My Lords, I am not opposing the Motion in any form, but I thought that I might be allowed in a few minutes to comment on the trend which this Motion indicates in the Business of the House. Standing Order No. 41 is one of the oldest of our Standing Orders. It goes back (I have looked it up) to 1715, and the purpose is that every point of view should be put at every necessary stage. It is a sort of morality of Erskine May. It also emphasises the fact that the business in this House runs parallel with the business in the House of Commons. When Sir Charles Parry designed the Houses of Parliament he arranged the whole plan so that the Speaker and the Lord Chancellor faced one another when the doors were open. In that way the two Houses were running side by side at every stage of every Bill. That was so when I first entered Parliament fifty years ago. Many stages were bitterly contested. Between 1906 and 1910, for example, the Committee stages of our Bills were very important. In modern times all that has gone, and this is the strongest example of the abrogation of the rights of the House of Lords in parallel legislation which I remember. I may be wrong; there may be others. I have added it up and I find that the Lord Chancellor will have to put fifty-one Questions from the Woolsack on the Bills that now stand on the Order Paper and profit by this Motion. I am not complaining about that now; I am only pointing out that it certainly does not look as if the House of Lords was retaining its position of legislative parity with the House of Commons.

But there is another point; we have not any closure. Things are going very well; the House of Lords is much more interesting than it was. Many more people participate in the debates from the Chamber, and others from without the Chamber. I think I am only following the courteous practice of this House when I express the hope that Miss Vivien Leigh will make many more contributions to our debates. But we have no way of closure. Now there is a new device. I am not imputing malice in the least; I am only very much interested, and I should like to stress the point that there is no closure but something else has been devised—a Royal Commission. We are told that there will be a Royal Commission at six o'clock on Wednesday. So all these fifty-two Questions which the Lord Chancellor is going to put to us should be resolved before six-thirty on Wednesday.
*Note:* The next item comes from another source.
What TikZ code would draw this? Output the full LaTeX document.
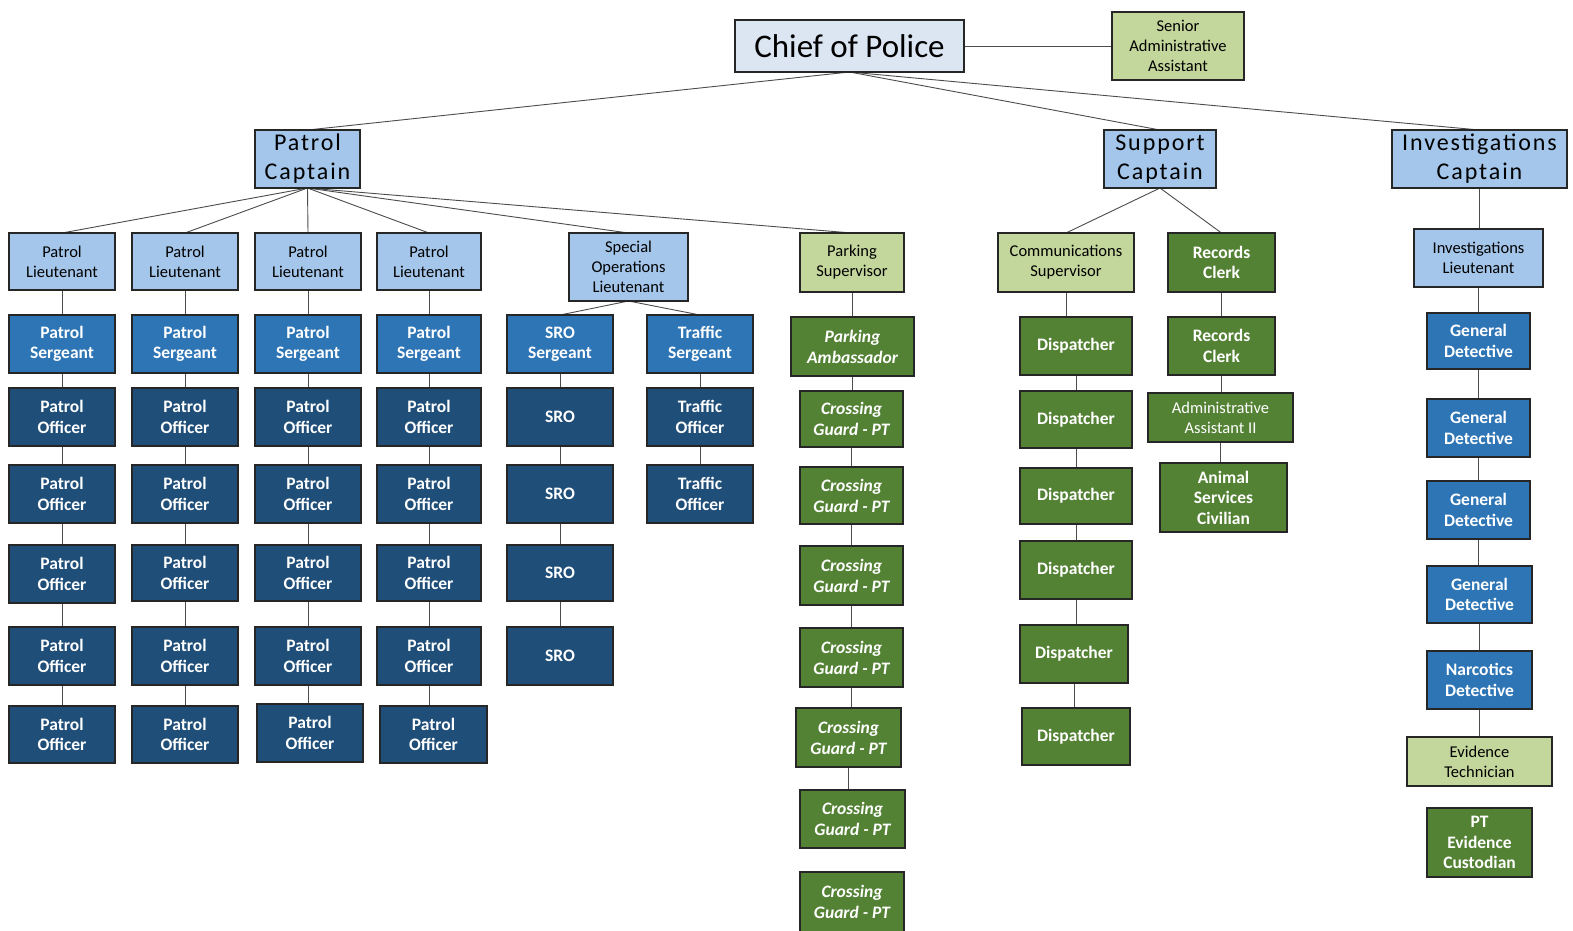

I think that that is a very good thing. I think it is high time that this part of the structure of the House of Lords was dismantled; and that is what the Government are busy doing by this Motion. They are really saying that that part which pretends to be a parallel assembly has ceased to function for thirty or forty years and that it is high time that it was taken down. That is all that this Motion is doing. It is doing it for a very good reason: because the House of Lords in discussing Motions is extremely interesting. I was glad to note that Lord Killearn's Motion is to be preponed to other business and the Motion of Lord Silkin on the Arts on Thursday also took a precedence which was not its own. I hope that the passing of this Motion means that we are going to get more time to discuss more interesting things than a number of details of Bills which no one has examined and about which no one cares at all. If you want to know what I am thinking of, look at the pages with the names of "mute Miltons" who have Motions down for which there is "No day named." The subjects of those Motions are excellent, but there is no time to discuss them. With these remarks, which I hope are accurate in fact, I beg leave to support the Motion of the noble Earl the Leader of the House.

2.39 p.m.

LORD SALTOUN

My Lords, the noble Earl who moved this Motion will know that it is a Motion which has been opposed from this side of the House on many previous occasions. We have always tended to object to it. I have looked at the list of the Bills which we have to discuss to-day and I do not think that any of them is very controversial. But if we are asked at this period to dispense with this Standing Order, I think I should like to ask the noble Earl for an assurance that there is no Bill which is at all controversial and which is to be hurried up in this way.

THE EARL OF HOME

My Lords, for a good many years in another place, I admired the vigilance of the noble Viscount, Lord Stansgate, in protecting and standing up for the rights of Members, and I hope that I shall never be behind him in that respect. Nobody is more determined to carry out what I take to be the first duty of the Leader of this House—that is, to protect the rights of Members. The Motion to which the noble Viscount has drawn attention has no sinister purpose at all, however, because I take it that my second duty as Leader of the House is to facilitate Business and meet the convenience of Members. Of course, we have not put this Motion on the Order Paper without consultation through the usual channels, and, in reply to my noble friend Lord Saltoun, I think I can say, having jointly looked at this list, that there is not room for much controversy in any of these Bills; but should it prove otherwise, of course we retain the right to adapt our procedure. So I do not think that we are really dismantling anything or setting any very dangerous precedent.

VISCOUNT STANSGATE

My Lords, I did not say "dangerous"; I said "excellent". I welcomed the Motion.

THE EARL OF HOME

My Lords, I could not have told that from the way in which the noble Viscount opened his speech, but I was going to say that I hope I may be allowed to join with him in the concluding part of what he had to say—namely, that we should agree to this Motion.

On Question, Motion agreed to, and ordered accordingly.